I recently read that the YA did not handle as well as was expected. It roll-over-steered  a little to readily, and considering it had a rear panhard rod  to control rear axle side-movement this surprised me. Anyway, M.G. decided the panhard rod was expensive and not required so deleted it from the 'YB'. At the same time M.G. modified the ifs geometry by lowering the bottom wishbone fulcrum point on the chassis cross member. You can see the "welded on" bracket the lower arms now bolted to, between the arms and the cross member. This lowered the roll centre, and to ensure the car sat better on corners, a front anti-roll bar was fitted. As the MGA and MGB use a virtually identical ifs system, it is again interesting to see how these sports cars anti-roll bars link to the suspension, when compared to the YB's arrangement. On the YB the link bolts to the upper flat face of the spring seat. These crack after many years use around the bolt heads. On the other cars, the link bolts to holes drilled in the front wishbone arm; a much stronger position.
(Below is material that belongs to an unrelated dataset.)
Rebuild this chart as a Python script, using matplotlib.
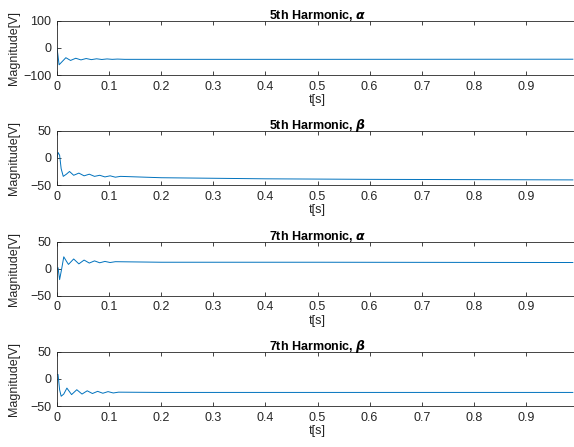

Nice to know that MGA lower arms and seat pans fit a 'Y' type, (as do MGB items, especially the longer life MGB V8 inner bushes). The sports car king pins are very different though look similar externally.


Dampers were improved at the rear on the YB, though their basic 'lever-arm' design was similar. The YB has heavy-duty rear dampers. Road tests spoke of the better twin-tone horns of the YB, but these were not fitted to production models until car number 460. Headlamp shells were smaller on the YB to take the standard seven-inch Lucas pre-focus lamp unit, but again this was not easily seen by the eye.


So really it is hard to decide exactly where the YB began. What with late YAs getting the later engine, and other parts taking ages to arrive, or was it just a case of using up current production items, and feeding in the new parts when old items ran out? M.G. must have taken the decision at a point in production to say, "YBs start here".


It is a little worrying when you realise that the last YA was number Y 7285, and the first YB was YB 0251 leaving Abingdon on 21 November 1951, when the only real difference between the two was the wheel size, anti-roll bar, lower bottom wishbone, and rear wing valance depth. The YA already had the SC2 XPAG engine, and the other 'updated' items would arrive some months later Improved tls brakes and better rear axle on car YB 0286, control box on car YB 0326, and finally twin tone horns on car YB 0460.


What would Trading Standards make of that today? The adverts had promised all the updates. Perhaps that is why the motoring press was reluctant in those days to feature 'updated cars'. They knew only too well the problems of supply and demand. If you need an in-depth look at what I have touched on light heartedly, you need David Lawrence's book "Let There Be 'Y's" (ISBN 0-620-21832-0), and John Lawson's, "M.G. Y Type Saloons and Tourers." (ISBN 978-185520-86-29).